Is anti-kapitalisme mogelijk?

De potentiële punten voor een serieuze aanval worden in zijn boek openlijk belicht: ten eerste beschouwt Kaiser de divergentie van inkomens en rijkdom gedurende de laatste drie decennia expliciet als een door de mens veroorzaakt resultaat van de neoliberale wending ten tijde van Thatcher en Reagan. Grote delen van zijn ideeën zouden op losse schroeven komen te staan als zou kunnen worden aangetoond dat deze ontwikkeling in de eerste plaats is toe te schrijven aan "natuurlijke" en onvermijdelijke krachten binnen de economie. Toegegeven, dergelijke bewijzen zijn misschien ook niet smakelijk voor sommige marktliefhebbers.

Ten tweede levert Kaiser werkelijke kritiek op het kapitalisme. Niet in de vulgair marxistische zin, maar niettemin gaat hij er uitdrukkelijk van uit dat een niet-kapitalistisch systeem, in zijn opvatting een systeem waarin de produktiefactor kapitaal de andere twee produktiefactoren arbeid en land niet overheerst, mogelijk is. Gezien het feit dat kapitaal accumuleert en dus, in tegenstelling tot arbeid, in de macht van enkele besluitvormers kan komen (waardoor de juridische constructie van ondergeschikt belang is), is dit een twijfelachtige veronderstelling.

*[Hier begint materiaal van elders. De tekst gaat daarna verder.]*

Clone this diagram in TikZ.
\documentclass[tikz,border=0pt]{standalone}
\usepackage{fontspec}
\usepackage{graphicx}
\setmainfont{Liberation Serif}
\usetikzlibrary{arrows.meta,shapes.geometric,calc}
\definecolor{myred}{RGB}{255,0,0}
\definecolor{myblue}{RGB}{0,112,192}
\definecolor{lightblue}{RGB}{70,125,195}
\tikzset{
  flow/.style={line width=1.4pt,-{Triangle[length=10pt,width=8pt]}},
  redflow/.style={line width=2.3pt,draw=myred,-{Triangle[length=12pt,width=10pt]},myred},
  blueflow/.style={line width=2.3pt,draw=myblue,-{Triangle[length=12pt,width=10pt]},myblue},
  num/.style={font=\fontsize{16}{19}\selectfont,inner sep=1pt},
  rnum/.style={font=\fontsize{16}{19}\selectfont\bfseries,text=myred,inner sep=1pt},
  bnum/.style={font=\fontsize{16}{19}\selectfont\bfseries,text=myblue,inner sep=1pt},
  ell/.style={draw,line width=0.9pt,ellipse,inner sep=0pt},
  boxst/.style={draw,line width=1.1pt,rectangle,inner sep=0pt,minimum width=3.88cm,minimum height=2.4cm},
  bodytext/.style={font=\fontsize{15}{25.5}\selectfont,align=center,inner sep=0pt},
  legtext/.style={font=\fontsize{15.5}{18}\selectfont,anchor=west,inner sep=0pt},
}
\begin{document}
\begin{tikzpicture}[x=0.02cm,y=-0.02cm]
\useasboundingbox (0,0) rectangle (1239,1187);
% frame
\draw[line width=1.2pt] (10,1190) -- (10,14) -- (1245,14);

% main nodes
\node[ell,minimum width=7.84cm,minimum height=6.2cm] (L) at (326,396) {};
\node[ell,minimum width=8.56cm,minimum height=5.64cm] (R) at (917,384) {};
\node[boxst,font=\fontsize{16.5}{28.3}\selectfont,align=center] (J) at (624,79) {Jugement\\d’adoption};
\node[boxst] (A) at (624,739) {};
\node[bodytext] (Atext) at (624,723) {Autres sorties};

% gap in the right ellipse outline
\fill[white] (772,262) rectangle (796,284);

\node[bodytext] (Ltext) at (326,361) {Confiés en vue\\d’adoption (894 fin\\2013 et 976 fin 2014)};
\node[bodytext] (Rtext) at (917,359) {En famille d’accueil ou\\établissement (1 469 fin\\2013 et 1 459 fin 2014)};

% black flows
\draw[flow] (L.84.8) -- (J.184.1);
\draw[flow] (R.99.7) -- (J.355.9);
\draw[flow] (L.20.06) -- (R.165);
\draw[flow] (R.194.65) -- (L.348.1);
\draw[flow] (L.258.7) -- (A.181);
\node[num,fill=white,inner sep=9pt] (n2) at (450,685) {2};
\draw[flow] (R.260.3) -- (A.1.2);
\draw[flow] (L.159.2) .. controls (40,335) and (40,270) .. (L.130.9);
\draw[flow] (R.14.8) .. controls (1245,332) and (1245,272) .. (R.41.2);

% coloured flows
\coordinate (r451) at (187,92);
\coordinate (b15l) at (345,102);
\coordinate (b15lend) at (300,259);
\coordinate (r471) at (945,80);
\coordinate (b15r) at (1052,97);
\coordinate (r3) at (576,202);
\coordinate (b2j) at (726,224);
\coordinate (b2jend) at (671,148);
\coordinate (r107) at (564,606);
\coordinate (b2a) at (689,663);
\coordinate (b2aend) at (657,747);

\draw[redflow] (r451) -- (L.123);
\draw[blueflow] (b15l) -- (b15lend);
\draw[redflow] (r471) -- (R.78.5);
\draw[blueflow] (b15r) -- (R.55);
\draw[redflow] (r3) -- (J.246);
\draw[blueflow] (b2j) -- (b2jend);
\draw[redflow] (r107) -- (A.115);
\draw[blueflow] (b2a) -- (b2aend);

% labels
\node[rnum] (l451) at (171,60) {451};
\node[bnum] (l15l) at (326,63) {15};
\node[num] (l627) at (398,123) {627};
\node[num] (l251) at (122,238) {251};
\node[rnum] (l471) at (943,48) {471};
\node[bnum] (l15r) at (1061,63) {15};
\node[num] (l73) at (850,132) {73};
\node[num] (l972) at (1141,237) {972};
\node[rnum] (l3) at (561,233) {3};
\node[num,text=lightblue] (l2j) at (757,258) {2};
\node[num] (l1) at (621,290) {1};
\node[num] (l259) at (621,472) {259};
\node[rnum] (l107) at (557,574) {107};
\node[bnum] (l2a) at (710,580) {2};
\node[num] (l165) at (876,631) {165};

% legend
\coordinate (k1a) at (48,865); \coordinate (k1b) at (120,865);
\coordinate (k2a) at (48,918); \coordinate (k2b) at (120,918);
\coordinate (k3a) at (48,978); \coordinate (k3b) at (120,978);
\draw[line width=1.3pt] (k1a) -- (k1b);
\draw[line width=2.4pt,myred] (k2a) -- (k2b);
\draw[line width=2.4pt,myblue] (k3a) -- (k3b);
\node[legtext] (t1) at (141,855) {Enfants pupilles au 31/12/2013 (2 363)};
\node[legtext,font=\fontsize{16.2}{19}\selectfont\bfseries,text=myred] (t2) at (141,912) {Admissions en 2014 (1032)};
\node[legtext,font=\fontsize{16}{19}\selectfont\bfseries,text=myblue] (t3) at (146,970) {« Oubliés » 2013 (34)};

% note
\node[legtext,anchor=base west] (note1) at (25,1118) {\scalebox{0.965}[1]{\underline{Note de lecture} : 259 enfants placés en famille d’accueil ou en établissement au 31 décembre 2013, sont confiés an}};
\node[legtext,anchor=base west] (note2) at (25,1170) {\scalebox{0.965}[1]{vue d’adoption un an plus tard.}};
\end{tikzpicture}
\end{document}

Zoals in de meeste programmatische geschriften zijn de onmiddellijke doelstellingen, een alternatief voor Duitsland dat gericht is op arbeiders, werkzoekenden, zelfstandigen en kleine ondernemers als kernmilieu, veel onbetwistbaarder te bevestigen dan de verre vooruitzichten.

Benedikt Kaiser: Solidarischer Patriotismus. Die soziale Frage von rechts. Verlag Antaios, Schnellroda, 2020, 296 Seiten.